Integrated bioinformatics analysis of the shared molecular mechanisms between Parkinson's disease and COVID-19

To investigate the shared molecular mechanisms between Parkinson's disease (PD) and COVID-19 through integrated bioinformatics analysis and single-cell RNA sequencing (scRNA-seq). We conducted a comprehensive analysis of bulk RNA-seq data from publicly available databases, along with scRNA-seq data from brain tissues of COVID-19 patients. Differential expression analysis identified 725 differentially expressed genes (DEGs) in COVID-19 and 633 in PD samples. A total of 77 overlapping DEGs were identified, highlighting common pathways associated with neuroinflammation and dopaminergic neuron dysfunction.
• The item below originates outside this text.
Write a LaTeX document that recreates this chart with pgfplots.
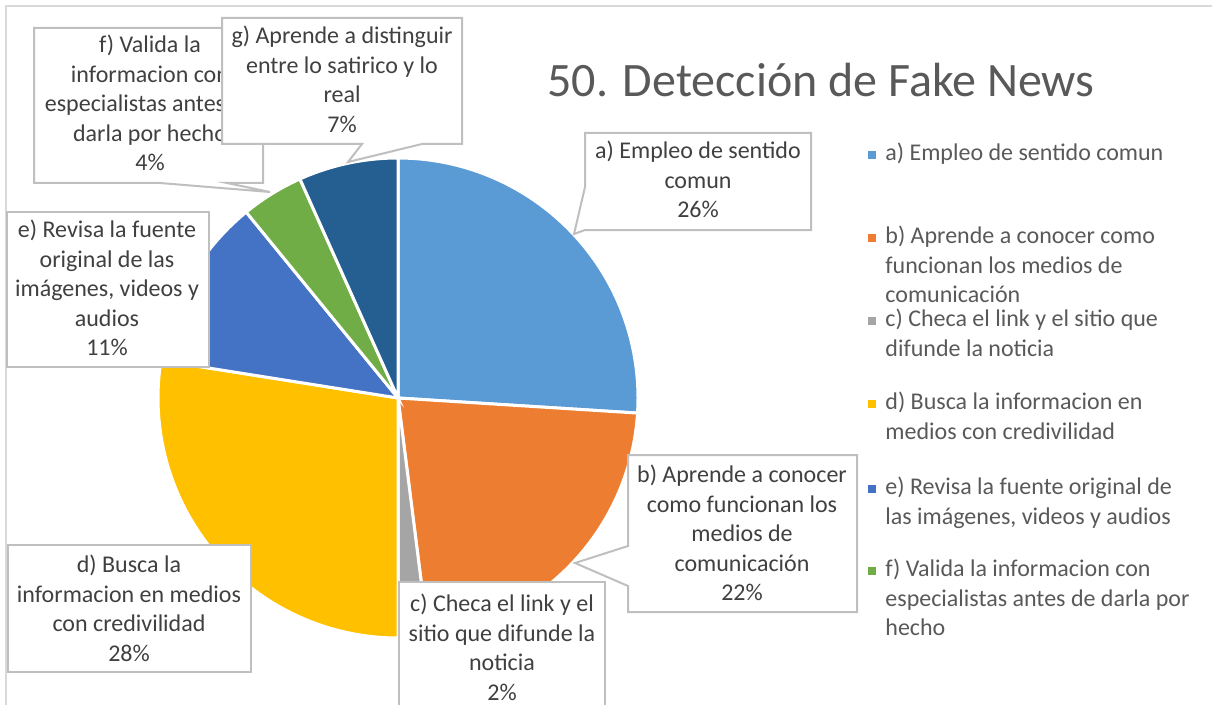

Gene Ontology and Kyoto Encyclopedia of Genes and Genomes analyses revealed significant enrichment in inflammation-related pathways. The protein-protein interaction network analysis identified CHI3L1 as a key gene linking PD and COVID-19. ScRNA-seq analysis revealed a significant increase in CHI3L1-expressing astrocytes in COVID-19 samples, indicating a potential mechanism by which COVID-19 may exacerbate PD symptoms. Furthermore, cell-cell communication analysis revealed enhanced interactions between astrocytes and microglia, excitatory neurons, or oligodendrocytes through signaling molecules such as phosphoprotein 1, CADM1, NCAM1, NRG, and NRXN1, suggesting that astrocytes play a central role in regulating neuronal excitability, synaptic plasticity, and immune responses in the context of COVID-19. These findings suggest a complex interplay between COVID-19 and PD, emphasizing the need for further investigation into the shared pathogenic mechanisms and potential therapeutic targets.IMPORTANCEThis study demonstrates the critical role of neuroinflammation and dopaminergic neuron damage in the shared pathogenesis of COVID-19 and Parkinson's disease. CHI3L1 emerges as a key target, highlighting its potential involvement in modulating neuroinflammatory pathways and synaptic plasticity. The functional significance of CHI3L1, along with its pathological relevance, warrants further investigation through larger studies. Additionally, the active intercellular communication among astrocytes, microglia, and excitatory neurons underscores the profound impact of COVID-19 on neural circuitry. Collectively, these results provide important insights into the mechanisms driving the neurodegenerative consequences of COVID-19, emphasizing the need for continued exploration of therapeutic interventions and the long-term neurological effects of viral infection.